— Begin —

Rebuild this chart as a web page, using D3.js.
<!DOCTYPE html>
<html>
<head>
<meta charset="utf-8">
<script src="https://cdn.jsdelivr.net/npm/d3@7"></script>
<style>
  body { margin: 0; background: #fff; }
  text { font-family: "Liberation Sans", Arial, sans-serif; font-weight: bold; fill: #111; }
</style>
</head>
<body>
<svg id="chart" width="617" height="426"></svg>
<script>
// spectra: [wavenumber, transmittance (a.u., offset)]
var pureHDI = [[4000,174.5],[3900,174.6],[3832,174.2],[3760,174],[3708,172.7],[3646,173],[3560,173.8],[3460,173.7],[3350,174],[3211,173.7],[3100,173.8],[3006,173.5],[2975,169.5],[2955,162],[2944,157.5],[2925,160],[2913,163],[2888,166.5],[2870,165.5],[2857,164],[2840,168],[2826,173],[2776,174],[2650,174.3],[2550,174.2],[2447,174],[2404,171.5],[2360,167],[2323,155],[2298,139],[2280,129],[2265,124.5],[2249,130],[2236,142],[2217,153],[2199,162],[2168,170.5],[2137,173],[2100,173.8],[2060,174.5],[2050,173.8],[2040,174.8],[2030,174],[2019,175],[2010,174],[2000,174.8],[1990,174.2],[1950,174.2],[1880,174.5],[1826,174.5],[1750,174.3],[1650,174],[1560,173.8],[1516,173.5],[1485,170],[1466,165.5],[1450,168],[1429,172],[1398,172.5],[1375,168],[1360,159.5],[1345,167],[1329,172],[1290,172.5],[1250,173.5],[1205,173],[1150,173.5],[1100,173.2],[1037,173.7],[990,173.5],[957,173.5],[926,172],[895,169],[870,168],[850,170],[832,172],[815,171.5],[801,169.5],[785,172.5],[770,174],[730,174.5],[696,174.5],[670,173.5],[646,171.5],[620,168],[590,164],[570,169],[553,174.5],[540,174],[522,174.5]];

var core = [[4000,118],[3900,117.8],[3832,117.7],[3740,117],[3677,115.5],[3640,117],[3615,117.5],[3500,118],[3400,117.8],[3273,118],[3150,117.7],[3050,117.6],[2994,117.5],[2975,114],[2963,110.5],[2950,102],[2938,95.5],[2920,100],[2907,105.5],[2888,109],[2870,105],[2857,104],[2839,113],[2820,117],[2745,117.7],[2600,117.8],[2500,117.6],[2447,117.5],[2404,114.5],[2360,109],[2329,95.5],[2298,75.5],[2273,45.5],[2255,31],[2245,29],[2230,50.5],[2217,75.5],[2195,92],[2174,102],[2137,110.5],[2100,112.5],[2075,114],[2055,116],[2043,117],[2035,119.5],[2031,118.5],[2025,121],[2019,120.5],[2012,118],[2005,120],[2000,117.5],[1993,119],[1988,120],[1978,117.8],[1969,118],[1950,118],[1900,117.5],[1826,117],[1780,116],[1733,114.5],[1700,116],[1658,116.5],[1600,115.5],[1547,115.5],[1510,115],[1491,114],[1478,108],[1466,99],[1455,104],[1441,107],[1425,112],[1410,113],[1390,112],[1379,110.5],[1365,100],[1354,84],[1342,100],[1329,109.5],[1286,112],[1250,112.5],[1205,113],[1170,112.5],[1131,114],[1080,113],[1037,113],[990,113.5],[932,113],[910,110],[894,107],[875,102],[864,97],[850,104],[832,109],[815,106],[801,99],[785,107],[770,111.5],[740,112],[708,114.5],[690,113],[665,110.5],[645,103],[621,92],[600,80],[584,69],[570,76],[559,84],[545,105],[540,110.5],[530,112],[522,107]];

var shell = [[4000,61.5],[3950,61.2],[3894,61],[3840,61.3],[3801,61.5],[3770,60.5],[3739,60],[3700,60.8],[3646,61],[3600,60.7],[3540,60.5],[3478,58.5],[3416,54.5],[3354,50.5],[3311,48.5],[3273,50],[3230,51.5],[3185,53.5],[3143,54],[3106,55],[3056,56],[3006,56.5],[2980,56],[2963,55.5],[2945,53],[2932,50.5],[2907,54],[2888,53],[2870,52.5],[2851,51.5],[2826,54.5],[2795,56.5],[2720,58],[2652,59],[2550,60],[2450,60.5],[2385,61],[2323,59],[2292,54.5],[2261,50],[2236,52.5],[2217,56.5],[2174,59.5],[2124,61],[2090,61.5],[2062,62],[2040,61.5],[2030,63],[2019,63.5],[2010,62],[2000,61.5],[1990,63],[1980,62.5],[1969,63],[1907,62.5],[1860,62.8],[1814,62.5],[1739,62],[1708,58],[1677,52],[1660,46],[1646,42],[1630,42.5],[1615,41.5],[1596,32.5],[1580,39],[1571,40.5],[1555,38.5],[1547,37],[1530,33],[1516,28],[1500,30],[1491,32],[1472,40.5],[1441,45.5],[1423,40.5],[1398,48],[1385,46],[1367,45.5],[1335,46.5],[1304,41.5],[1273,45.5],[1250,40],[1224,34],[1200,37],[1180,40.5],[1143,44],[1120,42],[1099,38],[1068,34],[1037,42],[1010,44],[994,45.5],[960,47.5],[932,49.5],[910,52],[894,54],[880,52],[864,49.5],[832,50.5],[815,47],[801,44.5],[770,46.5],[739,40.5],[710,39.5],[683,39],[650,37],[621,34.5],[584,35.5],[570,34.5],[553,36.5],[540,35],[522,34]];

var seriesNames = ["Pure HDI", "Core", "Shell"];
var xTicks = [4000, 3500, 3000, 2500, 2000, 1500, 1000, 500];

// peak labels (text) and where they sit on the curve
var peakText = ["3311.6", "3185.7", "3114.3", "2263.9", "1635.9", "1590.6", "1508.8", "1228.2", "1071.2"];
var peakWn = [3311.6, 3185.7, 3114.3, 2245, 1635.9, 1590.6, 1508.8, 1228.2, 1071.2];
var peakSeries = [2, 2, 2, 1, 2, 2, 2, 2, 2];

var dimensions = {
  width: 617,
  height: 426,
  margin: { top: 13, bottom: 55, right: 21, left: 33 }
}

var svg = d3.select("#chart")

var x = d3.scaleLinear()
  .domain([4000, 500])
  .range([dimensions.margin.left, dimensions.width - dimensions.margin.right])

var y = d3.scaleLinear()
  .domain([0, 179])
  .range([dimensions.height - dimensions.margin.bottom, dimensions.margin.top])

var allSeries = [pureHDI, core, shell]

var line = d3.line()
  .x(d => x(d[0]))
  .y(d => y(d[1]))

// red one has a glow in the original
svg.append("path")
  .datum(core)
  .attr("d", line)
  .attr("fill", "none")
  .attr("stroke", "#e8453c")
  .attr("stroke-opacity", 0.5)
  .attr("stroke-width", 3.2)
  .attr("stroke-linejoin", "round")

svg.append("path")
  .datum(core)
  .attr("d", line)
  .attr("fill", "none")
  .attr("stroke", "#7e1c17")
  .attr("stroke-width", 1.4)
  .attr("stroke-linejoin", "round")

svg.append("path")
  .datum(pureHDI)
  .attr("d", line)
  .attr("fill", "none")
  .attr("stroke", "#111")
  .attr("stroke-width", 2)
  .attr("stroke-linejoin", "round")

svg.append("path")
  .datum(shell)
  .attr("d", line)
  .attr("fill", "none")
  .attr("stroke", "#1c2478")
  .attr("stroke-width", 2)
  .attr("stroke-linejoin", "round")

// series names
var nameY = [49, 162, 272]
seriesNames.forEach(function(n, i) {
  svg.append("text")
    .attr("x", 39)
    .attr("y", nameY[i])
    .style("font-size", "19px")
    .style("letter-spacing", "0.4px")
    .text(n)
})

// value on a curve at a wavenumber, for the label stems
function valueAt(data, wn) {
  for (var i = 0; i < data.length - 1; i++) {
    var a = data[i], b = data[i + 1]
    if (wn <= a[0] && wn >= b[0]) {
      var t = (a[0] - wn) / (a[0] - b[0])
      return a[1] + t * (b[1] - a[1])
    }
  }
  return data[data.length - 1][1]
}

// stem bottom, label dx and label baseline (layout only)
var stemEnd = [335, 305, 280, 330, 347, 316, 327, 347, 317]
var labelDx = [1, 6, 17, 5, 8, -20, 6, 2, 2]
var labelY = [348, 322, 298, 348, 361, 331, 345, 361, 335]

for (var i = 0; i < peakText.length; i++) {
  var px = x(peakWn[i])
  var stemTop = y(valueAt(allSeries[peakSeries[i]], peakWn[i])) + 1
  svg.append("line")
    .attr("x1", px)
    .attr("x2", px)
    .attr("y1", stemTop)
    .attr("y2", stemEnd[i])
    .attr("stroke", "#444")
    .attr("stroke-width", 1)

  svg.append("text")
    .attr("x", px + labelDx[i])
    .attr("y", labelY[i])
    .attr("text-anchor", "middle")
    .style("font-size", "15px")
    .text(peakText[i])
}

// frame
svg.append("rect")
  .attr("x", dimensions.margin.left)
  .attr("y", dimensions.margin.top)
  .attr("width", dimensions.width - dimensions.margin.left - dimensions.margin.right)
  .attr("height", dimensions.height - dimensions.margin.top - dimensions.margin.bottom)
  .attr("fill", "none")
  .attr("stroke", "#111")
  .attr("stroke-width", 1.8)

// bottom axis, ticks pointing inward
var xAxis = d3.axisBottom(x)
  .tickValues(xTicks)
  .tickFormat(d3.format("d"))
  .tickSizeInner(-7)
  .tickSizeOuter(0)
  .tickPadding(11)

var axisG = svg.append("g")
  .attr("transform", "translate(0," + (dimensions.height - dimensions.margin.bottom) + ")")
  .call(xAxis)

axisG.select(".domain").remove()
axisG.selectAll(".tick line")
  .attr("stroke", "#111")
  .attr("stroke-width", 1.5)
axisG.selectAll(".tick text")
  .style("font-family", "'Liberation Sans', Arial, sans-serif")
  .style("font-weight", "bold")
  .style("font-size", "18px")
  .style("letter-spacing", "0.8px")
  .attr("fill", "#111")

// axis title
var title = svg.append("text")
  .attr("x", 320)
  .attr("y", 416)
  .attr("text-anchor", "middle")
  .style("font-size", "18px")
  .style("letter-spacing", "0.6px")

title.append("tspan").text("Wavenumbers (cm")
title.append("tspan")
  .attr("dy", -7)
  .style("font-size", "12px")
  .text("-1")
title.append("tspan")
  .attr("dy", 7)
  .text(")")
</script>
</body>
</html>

— End —

Stated exercise:
Scan the material above. Return every line containing the string "chart".

Correct response:
Rebuild this chart as a web page, using D3.js.
<svg id="chart" width="617" height="426"></svg>
var svg = d3.select("#chart")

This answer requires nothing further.